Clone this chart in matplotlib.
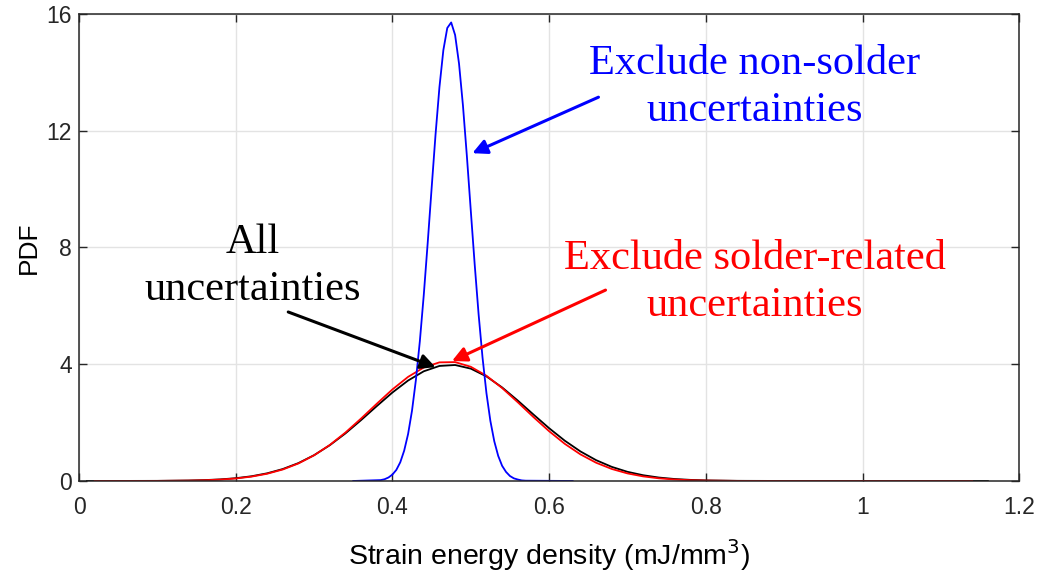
import matplotlib
matplotlib.use('Agg')
import matplotlib.pyplot as plt

# PDF curves
x_blue = [0.35, 0.385, 0.39, 0.395, 0.40, 0.405, 0.41, 0.415, 0.42, 0.425, 0.43, 0.435,
          0.44, 0.445, 0.45, 0.455, 0.46, 0.465, 0.47, 0.475, 0.48, 0.485, 0.49, 0.495,
          0.50, 0.505, 0.51, 0.515, 0.52, 0.525, 0.53, 0.535, 0.54, 0.545, 0.55, 0.555,
          0.56, 0.565, 0.57, 0.63]
y_blue = [0.0, 0.03, 0.06, 0.12, 0.22, 0.38, 0.64, 1.04, 1.61, 2.41, 3.47, 4.79,
          6.37, 8.15, 10.02, 11.86, 13.49, 14.76, 15.52, 15.71, 15.28, 14.30, 12.87, 11.14,
          9.27, 7.42, 5.71, 4.23, 3.01, 2.06, 1.36, 0.86, 0.52, 0.31, 0.17, 0.09,
          0.05, 0.02, 0.01, 0.0]

x_red = [0.02, 0.10, 0.14, 0.16, 0.18, 0.20, 0.22, 0.24, 0.26, 0.28, 0.30, 0.32, 0.34,
         0.36, 0.38, 0.40, 0.42, 0.44, 0.46, 0.48, 0.50, 0.52, 0.54, 0.56, 0.58, 0.60,
         0.62, 0.64, 0.66, 0.68, 0.70, 0.72, 0.74, 0.76, 0.78, 0.80, 0.84, 0.90, 1.14]
y_red = [0.0, 0.003, 0.013, 0.025, 0.048, 0.086, 0.149, 0.247, 0.393, 0.600, 0.879, 1.233, 1.659,
         2.140, 2.646, 3.137, 3.567, 3.888, 4.064, 4.073, 3.913, 3.605, 3.184, 2.697, 2.189, 1.705,
         1.272, 0.911, 0.625, 0.411, 0.259, 0.157, 0.091, 0.051, 0.027, 0.014, 0.003, 0.0, 0.0]

x_black = [0.01, 0.10, 0.14, 0.16, 0.18, 0.20, 0.22, 0.24, 0.26, 0.28, 0.30, 0.32, 0.34,
           0.36, 0.38, 0.40, 0.42, 0.44, 0.46, 0.48, 0.50, 0.52, 0.54, 0.56, 0.58, 0.60,
           0.62, 0.64, 0.66, 0.68, 0.70, 0.72, 0.74, 0.76, 0.78, 0.80, 0.84, 0.90, 1.16]
y_black = [0.0, 0.004, 0.016, 0.030, 0.054, 0.095, 0.161, 0.262, 0.409, 0.613, 0.884, 1.224, 1.630,
           2.086, 2.565, 3.031, 3.442, 3.758, 3.941, 3.973, 3.849, 3.583, 3.205, 2.755, 2.277, 1.808,
           1.380, 1.012, 0.713, 0.483, 0.314, 0.197, 0.118, 0.068, 0.038, 0.020, 0.005, 0.001, 0.0]

x_ticks = [0, 0.2, 0.4, 0.6, 0.8, 1.0, 1.2]
x_ticklabels = ['0', '0.2', '0.4', '0.6', '0.8', '1', '1.2']
y_ticks = [0, 4, 8, 12, 16]

fig = plt.figure(figsize=(10.4, 5.73), dpi=100)
ax = fig.add_axes([0.076, 0.1606, 0.904, 0.815])

ax.plot(x_black, y_black, color='black', lw=1.3)
ax.plot(x_red, y_red, color='red', lw=1.3)
ax.plot(x_blue, y_blue, color='blue', lw=1.3)

ax.set_xlim(0, 1.2)
ax.set_ylim(0, 16)
ax.set_xticks(x_ticks)
ax.set_xticklabels(x_ticklabels)
ax.set_yticks(y_ticks)
ax.grid(True, color='#e3e3e3', lw=1)
ax.set_axisbelow(True)
ax.tick_params(direction='in', top=True, right=True, length=6, width=1,
               colors='#262626', labelsize=16.5, labelcolor='#262626')
ax.tick_params(axis='x', pad=11)
ax.tick_params(axis='y', pad=5)
for sp in ax.spines.values():
    sp.set_color('#262626')
    sp.set_linewidth(1.1)
for lab in ax.get_xticklabels() + ax.get_yticklabels():
    lab.set_family('Liberation Sans')

ax.set_xlabel('Strain energy density (mJ/mm$^3$)', fontsize=20.5, family='Liberation Sans',
              labelpad=13)
ax.set_ylabel('PDF', fontsize=19, family='Liberation Sans', labelpad=4)

serif = dict(family='Liberation Serif', fontsize=30.5, ha='center', va='center',
             linespacing=1.3)
ax.text(0.862, 13.5, 'Exclude non-solder\nuncertainties', color='blue', **serif)
ax.text(0.222, 7.35, 'All\nuncertainties', color='black', **serif)
ax.text(0.863, 6.8, 'Exclude solder-related\nuncertainties', color='red', **serif)

arrow = dict(arrowstyle='-|>', lw=2.2, mutation_scale=22, shrinkA=0, shrinkB=0)
ax.annotate('', xy=(0.502, 11.23), xytext=(0.663, 13.15),
            arrowprops=dict(color='blue', **arrow))
ax.annotate('', xy=(0.455, 3.9), xytext=(0.267, 5.79),
            arrowprops=dict(color='black', **arrow))
ax.annotate('', xy=(0.476, 4.11), xytext=(0.672, 6.54),
            arrowprops=dict(color='red', **arrow))

fig.savefig('out.png', dpi=100)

= = = = = = =

_Task to carry out_. Reproduce all of the material exactly, apart from the pictures.

_Answer to this problem_.
Clone this chart in matplotlib.
import matplotlib
matplotlib.use('Agg')
import matplotlib.pyplot as plt

# PDF curves
x_blue = [0.35, 0.385, 0.39, 0.395, 0.40, 0.405, 0.41, 0.415, 0.42, 0.425, 0.43, 0.435,
          0.44, 0.445, 0.45, 0.455, 0.46, 0.465, 0.47, 0.475, 0.48, 0.485, 0.49, 0.495,
          0.50, 0.505, 0.51, 0.515, 0.52, 0.525, 0.53, 0.535, 0.54, 0.545, 0.55, 0.555,
          0.56, 0.565, 0.57, 0.63]
y_blue = [0.0, 0.03, 0.06, 0.12, 0.22, 0.38, 0.64, 1.04, 1.61, 2.41, 3.47, 4.79,
          6.37, 8.15, 10.02, 11.86, 13.49, 14.76, 15.52, 15.71, 15.28, 14.30, 12.87, 11.14,
          9.27, 7.42, 5.71, 4.23, 3.01, 2.06, 1.36, 0.86, 0.52, 0.31, 0.17, 0.09,
          0.05, 0.02, 0.01, 0.0]

x_red = [0.02, 0.10, 0.14, 0.16, 0.18, 0.20, 0.22, 0.24, 0.26, 0.28, 0.30, 0.32, 0.34,
         0.36, 0.38, 0.40, 0.42, 0.44, 0.46, 0.48, 0.50, 0.52, 0.54, 0.56, 0.58, 0.60,
         0.62, 0.64, 0.66, 0.68, 0.70, 0.72, 0.74, 0.76, 0.78, 0.80, 0.84, 0.90, 1.14]
y_red = [0.0, 0.003, 0.013, 0.025, 0.048, 0.086, 0.149, 0.247, 0.393, 0.600, 0.879, 1.233, 1.659,
         2.140, 2.646, 3.137, 3.567, 3.888, 4.064, 4.073, 3.913, 3.605, 3.184, 2.697, 2.189, 1.705,
         1.272, 0.911, 0.625, 0.411, 0.259, 0.157, 0.091, 0.051, 0.027, 0.014, 0.003, 0.0, 0.0]

x_black = [0.01, 0.10, 0.14, 0.16, 0.18, 0.20, 0.22, 0.24, 0.26, 0.28, 0.30, 0.32, 0.34,
           0.36, 0.38, 0.40, 0.42, 0.44, 0.46, 0.48, 0.50, 0.52, 0.54, 0.56, 0.58, 0.60,
           0.62, 0.64, 0.66, 0.68, 0.70, 0.72, 0.74, 0.76, 0.78, 0.80, 0.84, 0.90, 1.16]
y_black = [0.0, 0.004, 0.016, 0.030, 0.054, 0.095, 0.161, 0.262, 0.409, 0.613, 0.884, 1.224, 1.630,
           2.086, 2.565, 3.031, 3.442, 3.758, 3.941, 3.973, 3.849, 3.583, 3.205, 2.755, 2.277, 1.808,
           1.380, 1.012, 0.713, 0.483, 0.314, 0.197, 0.118, 0.068, 0.038, 0.020, 0.005, 0.001, 0.0]

x_ticks = [0, 0.2, 0.4, 0.6, 0.8, 1.0, 1.2]
x_ticklabels = ['0', '0.2', '0.4', '0.6', '0.8', '1', '1.2']
y_ticks = [0, 4, 8, 12, 16]

fig = plt.figure(figsize=(10.4, 5.73), dpi=100)
ax = fig.add_axes([0.076, 0.1606, 0.904, 0.815])

ax.plot(x_black, y_black, color='black', lw=1.3)
ax.plot(x_red, y_red, color='red', lw=1.3)
ax.plot(x_blue, y_blue, color='blue', lw=1.3)

ax.set_xlim(0, 1.2)
ax.set_ylim(0, 16)
ax.set_xticks(x_ticks)
ax.set_xticklabels(x_ticklabels)
ax.set_yticks(y_ticks)
ax.grid(True, color='#e3e3e3', lw=1)
ax.set_axisbelow(True)
ax.tick_params(direction='in', top=True, right=True, length=6, width=1,
               colors='#262626', labelsize=16.5, labelcolor='#262626')
ax.tick_params(axis='x', pad=11)
ax.tick_params(axis='y', pad=5)
for sp in ax.spines.values():
    sp.set_color('#262626')
    sp.set_linewidth(1.1)
for lab in ax.get_xticklabels() + ax.get_yticklabels():
    lab.set_family('Liberation Sans')

ax.set_xlabel('Strain energy density (mJ/mm$^3$)', fontsize=20.5, family='Liberation Sans',
              labelpad=13)
ax.set_ylabel('PDF', fontsize=19, family='Liberation Sans', labelpad=4)

serif = dict(family='Liberation Serif', fontsize=30.5, ha='center', va='center',
             linespacing=1.3)
ax.text(0.862, 13.5, 'Exclude non-solder\nuncertainties', color='blue', **serif)
ax.text(0.222, 7.35, 'All\nuncertainties', color='black', **serif)
ax.text(0.863, 6.8, 'Exclude solder-related\nuncertainties', color='red', **serif)

arrow = dict(arrowstyle='-|>', lw=2.2, mutation_scale=22, shrinkA=0, shrinkB=0)
ax.annotate('', xy=(0.502, 11.23), xytext=(0.663, 13.15),
            arrowprops=dict(color='blue', **arrow))
ax.annotate('', xy=(0.455, 3.9), xytext=(0.267, 5.79),
            arrowprops=dict(color='black', **arrow))
ax.annotate('', xy=(0.476, 4.11), xytext=(0.672, 6.54),
            arrowprops=dict(color='red', **arrow))

fig.savefig('out.png', dpi=100)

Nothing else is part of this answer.